Title: Trainable sentence planning for complex information presentation in spoken dialog systems
Authors: Amanda Stent, Rashmi Prasad and Marilyn Walker
Justification: This paper introduced SPaRKy (Sentence Planning with Rhetorical Knowledge), the first trainable approach to sentence planning in natural language generation to use rhetorical relations to structure the discourse. SPaRKy uses hand-crafted sentence planning rules to generate candidate sentence plans which are then ranked by a trained sentence plan ranker. Experimental results indicated that the top-ranked sentence plan scored within 10% on average of the best human-ranked sentence plan. While recent papers on end-to-end NLG based on recurrent neural nets avoid the need for hand-crafted rules entirely, they do not take rhetorical/discourse relations into account, which have long been considered to be central to achieving coherence in NLG; in this respect, the paper continues to be a key reference point more than a dozen years later. Together with a follow-up journal article (JAIR-07), it has been cited 186 times according to Google Scholar, making it one of the most cited papers in Natural Language Generation.

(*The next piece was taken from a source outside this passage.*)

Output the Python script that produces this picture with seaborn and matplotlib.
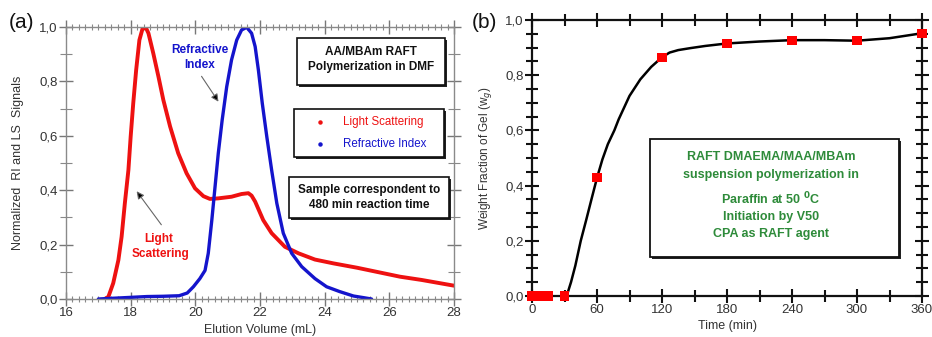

Title: Unsupervised Discovery of Morphemes
Authors: Mathias Creutz and Krista Lagus
Justification: The paper “Unsupervised Discovery of Morphemes” by Mathias Creutz and Krista Lagus, first presented at the 2002 ACL Workshop on Morphological and Phonological Learning, is an influential, frequently cited paper in the area of Phonology, Morphology and Segmentation. It presents two unsupervised algorithms for segmentation of words into possibly lengthy sequences of morpheme-like units, one based on the Minimum Description Length principle (building on prior work by Goldsmith (2001)) and one based on Maximum Likelihood Estimation. The algorithms are tested on English and Finnish and are shown to be particularly appropriate for languages with agglutinative morphological structure such as Finnish. The ideas in the paper formed the basis for the first version of Morfessor, an open-source morphological segmenter which has been widely used within the community to segment text for use in applications such as speech recognition, information retrieval and machine translation, and which has served as a baseline for subsequent segmentation approaches (e.g. the Poon et al. 2009 NAACL best paper).